Wie ein Berg im Brautkleid erhebt sich die Kirche Igreja do Carmo am Südrand Bombardas: Im aufklärerischen 18. Jahrhundert wollte der Katholizismus noch einmal zeigen, wo’s langgeht, und beauftragte den damaligen Stardekorateur Nicolau Nasoni mit der Rokoko-Fassade. Innen prunkt das Gold der brasilianischen Kolonien, und seit 1912 erzählt ein gigantisches Fliesendekor an der rechten Außenseite die Geschichte des Karmeliterordens. So viel Kirche muss sein bei einem Porto-Besuch.

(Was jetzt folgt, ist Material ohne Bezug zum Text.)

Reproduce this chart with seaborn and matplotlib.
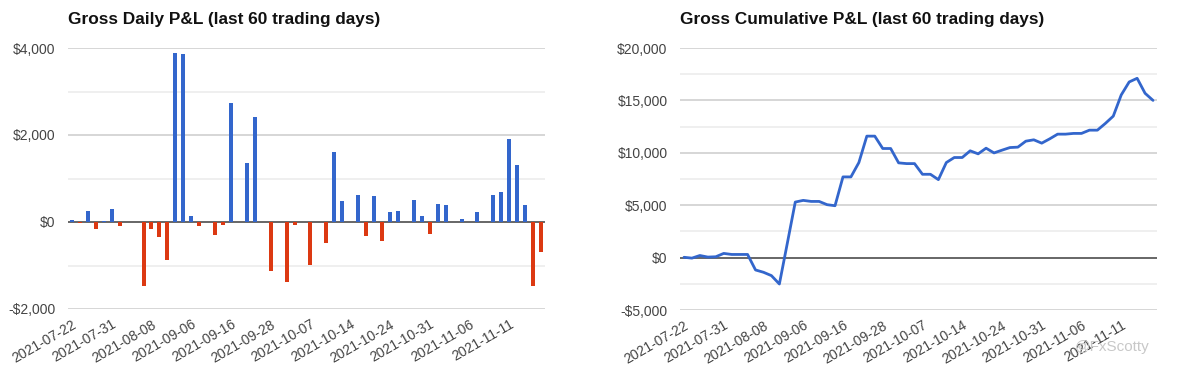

Jardins do Palácio Cristal

Porto liegt am Atlantik. Bloß sieht man das Meer so gut wie nie. In den Jardins do Palácio Cristal lässt sich das ändern. Ein paar Schritte von der Rua de Miguel Bombarda entfernt befindet sich der Park, den romantisch zu nennen untertrieben wäre: Pfauen stolzieren durch Lindenalleen, in Teichen glimmt Entengrütze, efeuumrankte Statuen balancieren Kugellampen über ihren Köpfen. Mehrere „Miradouros“ führen den Douro vor. Doch in Höhe des Museu Romántico, wo sich hängende Gärten in die Stadt stürzen und Liebespaare um die Wette knutschen, flimmert er endlich hinter der letzten Flussbiegung im Platinlicht: der Ozean.

Route 199

Portwein? War das nicht dieses klebrige Gesöff aus dem Spirituosenschränkchen von Tante Ute? Sicher. Aber es gibt viel mehr als solche süßen Fruchtbomben. Herb-trockenen White Port zum Beispiel. Wem der pur immer noch nicht cool genug ist, trinkt ihn gemischt mit Tonic als „Portotonic“. Spektakulär schmeckt der Drink im Route 199, wo man das allgegenwärtige Garagengewerbe Bombardas aufgreift: Hier zieren echte Motorräder auf zwei Regalreihen die Wände.

Rua José Falcão 199

Patch Concept Store

In Porto wird das Geld verdient und in Lissabon ausgegeben, sagen die Portuenser. Vielleicht sind die Preise deswegen fast beschämend niedrig im Patch Concept Store, der alles zu haben scheint, nur kein Konzept – und deswegen Bombarda so gut verkörpert. Schaufensterpuppen im Sixties-Look räkeln sich in Liegestühlen, Geweihe aus bunten Holzlatten stechen von der Wand. Divenhüte stehen neben selbst gebastelten Florarien, und überall leuchten die schrulligen Lampendesigns des Besitzers Artur Mendanha. Wer je daran zweifelte, dass Stöbern eine Kunst sein kann – hier ist er davon überzeugt.